SHORT TASK – Skip the pictures and quote all of the lines exactly.

DATA PROVIDED –
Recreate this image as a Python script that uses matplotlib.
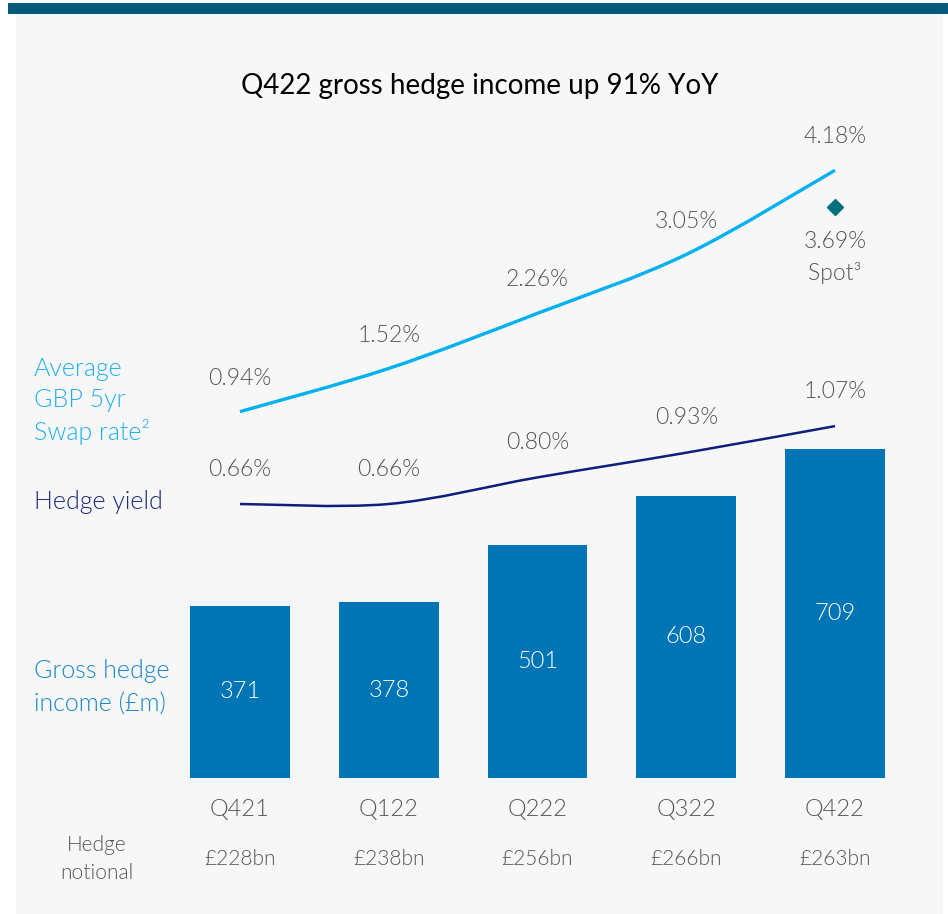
import numpy as np
import matplotlib.pyplot as plt
import matplotlib.transforms as mtransforms
from matplotlib.path import Path
from matplotlib.patches import PathPatch, Rectangle

plt.rcParams["font.family"] = ["Lato", "DejaVu Sans"]

# ── Data ─────────────────────────────────────────────────────────────────────
quarters = ["Q421", "Q122", "Q222", "Q322", "Q422"]
hedge_income = [371, 378, 501, 608, 709]          # £m
swap_rate = [0.94, 1.52, 2.26, 3.05, 4.18]        # %
hedge_yield = [0.66, 0.66, 0.80, 0.93, 1.07]      # %
notional = ["£228bn", "£238bn", "£256bn", "£266bn", "£263bn"]
spot_rate = 3.69

BAR_C = "#0075b6"
SWAP_C = "#00b0f0"
YIELD_C = "#0d1f7a"
SPOT_C = "#006f7d"
GREY = "#555555"
PANEL = "#f7f7f7"
LIGHT = 300

W, H = 948, 914


def fx(px):
    return px / W


def fy(py):
    return 1 - py / H


def smooth_path(xs, ys):
    # Catmull-Rom style bezier through the data points (Excel "smoothed line")
    xs = np.asarray(xs, float)
    ys = np.asarray(ys, float)
    n = len(xs)
    verts = [(xs[0], ys[0])]
    codes = [Path.MOVETO]
    for i in range(n - 1):
        p0 = (xs[max(i - 1, 0)], ys[max(i - 1, 0)])
        p1 = (xs[i], ys[i])
        p2 = (xs[i + 1], ys[i + 1])
        p3 = (xs[min(i + 2, n - 1)], ys[min(i + 2, n - 1)])
        c1 = (p1[0] + (p2[0] - p0[0]) / 6, p1[1] + (p2[1] - p0[1]) / 6)
        c2 = (p2[0] - (p3[0] - p1[0]) / 6, p2[1] - (p3[1] - p1[1]) / 6)
        verts += [c1, c2, p2]
        codes += [Path.CURVE4] * 3
    return Path(verts, codes)


fig = plt.figure(figsize=(W / 100, H / 100), dpi=100)
fig.patch.set_facecolor("white")

# background panel and top bar
fig.patches.append(Rectangle((fx(16), 0), fx(943) - fx(16), fy(14), transform=fig.transFigure,
                             facecolor=PANEL, edgecolor="none", zorder=-5))
fig.patches.append(Rectangle((fx(8), fy(14)), 1 - fx(8), fy(3) - fy(14), transform=fig.transFigure,
                             facecolor="#005a7a", edgecolor="none", zorder=-5))

# axes area: x centres at 240..835 px, baseline at 778 px
left, right = 165.6, 909.4
top, bottom = 100, 778
rect = [fx(left), fy(bottom), fx(right) - fx(left), fy(top) - fy(bottom)]

ax = fig.add_axes(rect)
ax.set_facecolor("none")
x = np.arange(len(quarters))
ax.set_xlim(-0.5, 4.5)
ax.set_ylim(0, (bottom - top) / 0.4645)
ax.bar(x, hedge_income, width=0.672, color=BAR_C, zorder=2)
for xi, v in zip(x, hedge_income):
    ax.text(xi, v / 2, str(v), ha="center", va="center", color="white",
            fontsize=17, fontweight=LIGHT)

ax.set_xticks(x)
ax.set_xticklabels(quarters, fontsize=17, color=GREY, fontweight=LIGHT)
ax.tick_params(axis="x", length=0, pad=15)
ax.set_yticks([])
for s in ax.spines.values():
    s.set_visible(False)

bt = mtransforms.blended_transform_factory(ax.transData, fig.transFigure)
for xi, lab in zip(x, notional):
    ax.text(xi, fy(859), lab, transform=bt, ha="center", va="center",
            fontsize=15, color=GREY, fontweight=LIGHT)

# swap rate axis (least-squares fit of the picture: 74.5 px per %)
ax_s = fig.add_axes(rect, sharex=ax)
ax_s.set_facecolor("none")
ax_s.axis("off")
s_scale, s_ref, s_py = 74.5, 2.607, 287.45
ax_s.set_ylim(s_ref - (bottom - s_py) / s_scale, s_ref + (s_py - top) / s_scale)
ax_s.add_patch(PathPatch(smooth_path(x, swap_rate), facecolor="none", edgecolor=SWAP_C,
                         lw=2.4, capstyle="butt", zorder=3))
for xi, v in zip(x, swap_rate):
    ax_s.annotate(f"{v:.2f}%", (xi, v), xytext=(0, 24), textcoords="offset points",
                  ha="center", va="center", fontsize=16.5, color=GREY, fontweight=LIGHT)
ax_s.plot([x[-1]], [spot_rate], marker="D", ms=8, color=SPOT_C, ls="none", zorder=4)
ax_s.annotate(f"{spot_rate:.2f}%", (x[-1], spot_rate), xytext=(0, -25), textcoords="offset points",
              ha="center", va="center", fontsize=16.5, color=GREY, fontweight=LIGHT)
ax_s.annotate("Spot³", (x[-1], spot_rate), xytext=(0, -48), textcoords="offset points",
              ha="center", va="center", fontsize=16.5, color=GREY, fontweight=LIGHT)

# hedge yield axis
ax_h = fig.add_axes(rect, sharex=ax)
ax_h.set_facecolor("none")
ax_h.axis("off")
h_scale = 190.0
ax_h.set_ylim(0.66 - (bottom - 504) / h_scale, 0.66 + (504 - top) / h_scale)
ax_h.add_patch(PathPatch(smooth_path(x, hedge_yield), facecolor="none", edgecolor=YIELD_C,
                         lw=1.8, capstyle="butt", zorder=3))
for xi, v in zip(x, hedge_yield):
    ax_h.annotate(f"{v:.2f}%", (xi, v), xytext=(0, 25), textcoords="offset points",
                  ha="center", va="center", fontsize=16.5, color=GREY, fontweight=LIGHT)

# title and side labels
fig.text(fx(480), fy(86), "Q422 gross hedge income up 91% YoY", ha="center", va="center",
         fontsize=20, color="black")
fig.text(fx(34), fy(401), "Average\nGBP 5yr\nSwap rate²", ha="left", va="center",
         fontsize=18, color="#1eb1ed", linespacing=1.35, fontweight=LIGHT)
fig.text(fx(34), fy(502), "Hedge yield", ha="left", va="center",
         fontsize=18, color="#1c2a80", fontweight=LIGHT)
fig.text(fx(34), fy(688), "Gross hedge\nincome (£m)", ha="left", va="center",
         fontsize=18, color="#1a86c8", linespacing=1.5, fontweight=LIGHT)
fig.text(fx(97), fy(859), "Hedge\nnotional", ha="center", va="center",
         fontsize=15, color=GREY, linespacing=1.5, fontweight=LIGHT)

fig.savefig("out.png", dpi=100, facecolor=fig.get_facecolor())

RIGHT ANSWER –
Recreate this image as a Python script that uses matplotlib.
import numpy as np
import matplotlib.pyplot as plt
import matplotlib.transforms as mtransforms
from matplotlib.path import Path
from matplotlib.patches import PathPatch, Rectangle

plt.rcParams["font.family"] = ["Lato", "DejaVu Sans"]

# ── Data ─────────────────────────────────────────────────────────────────────
quarters = ["Q421", "Q122", "Q222", "Q322", "Q422"]
hedge_income = [371, 378, 501, 608, 709]          # £m
swap_rate = [0.94, 1.52, 2.26, 3.05, 4.18]        # %
hedge_yield = [0.66, 0.66, 0.80, 0.93, 1.07]      # %
notional = ["£228bn", "£238bn", "£256bn", "£266bn", "£263bn"]
spot_rate = 3.69

BAR_C = "#0075b6"
SWAP_C = "#00b0f0"
YIELD_C = "#0d1f7a"
SPOT_C = "#006f7d"
GREY = "#555555"
PANEL = "#f7f7f7"
LIGHT = 300

W, H = 948, 914


def fx(px):
    return px / W


def fy(py):
    return 1 - py / H


def smooth_path(xs, ys):
    # Catmull-Rom style bezier through the data points (Excel "smoothed line")
    xs = np.asarray(xs, float)
    ys = np.asarray(ys, float)
    n = len(xs)
    verts = [(xs[0], ys[0])]
    codes = [Path.MOVETO]
    for i in range(n - 1):
        p0 = (xs[max(i - 1, 0)], ys[max(i - 1, 0)])
        p1 = (xs[i], ys[i])
        p2 = (xs[i + 1], ys[i + 1])
        p3 = (xs[min(i + 2, n - 1)], ys[min(i + 2, n - 1)])
        c1 = (p1[0] + (p2[0] - p0[0]) / 6, p1[1] + (p2[1] - p0[1]) / 6)
        c2 = (p2[0] - (p3[0] - p1[0]) / 6, p2[1] - (p3[1] - p1[1]) / 6)
        verts += [c1, c2, p2]
        codes += [Path.CURVE4] * 3
    return Path(verts, codes)


fig = plt.figure(figsize=(W / 100, H / 100), dpi=100)
fig.patch.set_facecolor("white")

# background panel and top bar
fig.patches.append(Rectangle((fx(16), 0), fx(943) - fx(16), fy(14), transform=fig.transFigure,
                             facecolor=PANEL, edgecolor="none", zorder=-5))
fig.patches.append(Rectangle((fx(8), fy(14)), 1 - fx(8), fy(3) - fy(14), transform=fig.transFigure,
                             facecolor="#005a7a", edgecolor="none", zorder=-5))

# axes area: x centres at 240..835 px, baseline at 778 px
left, right = 165.6, 909.4
top, bottom = 100, 778
rect = [fx(left), fy(bottom), fx(right) - fx(left), fy(top) - fy(bottom)]

ax = fig.add_axes(rect)
ax.set_facecolor("none")
x = np.arange(len(quarters))
ax.set_xlim(-0.5, 4.5)
ax.set_ylim(0, (bottom - top) / 0.4645)
ax.bar(x, hedge_income, width=0.672, color=BAR_C, zorder=2)
for xi, v in zip(x, hedge_income):
    ax.text(xi, v / 2, str(v), ha="center", va="center", color="white",
            fontsize=17, fontweight=LIGHT)

ax.set_xticks(x)
ax.set_xticklabels(quarters, fontsize=17, color=GREY, fontweight=LIGHT)
ax.tick_params(axis="x", length=0, pad=15)
ax.set_yticks([])
for s in ax.spines.values():
    s.set_visible(False)

bt = mtransforms.blended_transform_factory(ax.transData, fig.transFigure)
for xi, lab in zip(x, notional):
    ax.text(xi, fy(859), lab, transform=bt, ha="center", va="center",
            fontsize=15, color=GREY, fontweight=LIGHT)

# swap rate axis (least-squares fit of the picture: 74.5 px per %)
ax_s = fig.add_axes(rect, sharex=ax)
ax_s.set_facecolor("none")
ax_s.axis("off")
s_scale, s_ref, s_py = 74.5, 2.607, 287.45
ax_s.set_ylim(s_ref - (bottom - s_py) / s_scale, s_ref + (s_py - top) / s_scale)
ax_s.add_patch(PathPatch(smooth_path(x, swap_rate), facecolor="none", edgecolor=SWAP_C,
                         lw=2.4, capstyle="butt", zorder=3))
for xi, v in zip(x, swap_rate):
    ax_s.annotate(f"{v:.2f}%", (xi, v), xytext=(0, 24), textcoords="offset points",
                  ha="center", va="center", fontsize=16.5, color=GREY, fontweight=LIGHT)
ax_s.plot([x[-1]], [spot_rate], marker="D", ms=8, color=SPOT_C, ls="none", zorder=4)
ax_s.annotate(f"{spot_rate:.2f}%", (x[-1], spot_rate), xytext=(0, -25), textcoords="offset points",
              ha="center", va="center", fontsize=16.5, color=GREY, fontweight=LIGHT)
ax_s.annotate("Spot³", (x[-1], spot_rate), xytext=(0, -48), textcoords="offset points",
              ha="center", va="center", fontsize=16.5, color=GREY, fontweight=LIGHT)

# hedge yield axis
ax_h = fig.add_axes(rect, sharex=ax)
ax_h.set_facecolor("none")
ax_h.axis("off")
h_scale = 190.0
ax_h.set_ylim(0.66 - (bottom - 504) / h_scale, 0.66 + (504 - top) / h_scale)
ax_h.add_patch(PathPatch(smooth_path(x, hedge_yield), facecolor="none", edgecolor=YIELD_C,
                         lw=1.8, capstyle="butt", zorder=3))
for xi, v in zip(x, hedge_yield):
    ax_h.annotate(f"{v:.2f}%", (xi, v), xytext=(0, 25), textcoords="offset points",
                  ha="center", va="center", fontsize=16.5, color=GREY, fontweight=LIGHT)

# title and side labels
fig.text(fx(480), fy(86), "Q422 gross hedge income up 91% YoY", ha="center", va="center",
         fontsize=20, color="black")
fig.text(fx(34), fy(401), "Average\nGBP 5yr\nSwap rate²", ha="left", va="center",
         fontsize=18, color="#1eb1ed", linespacing=1.35, fontweight=LIGHT)
fig.text(fx(34), fy(502), "Hedge yield", ha="left", va="center",
         fontsize=18, color="#1c2a80", fontweight=LIGHT)
fig.text(fx(34), fy(688), "Gross hedge\nincome (£m)", ha="left", va="center",
         fontsize=18, color="#1a86c8", linespacing=1.5, fontweight=LIGHT)
fig.text(fx(97), fy(859), "Hedge\nnotional", ha="center", va="center",
         fontsize=15, color=GREY, linespacing=1.5, fontweight=LIGHT)

fig.savefig("out.png", dpi=100, facecolor=fig.get_facecolor())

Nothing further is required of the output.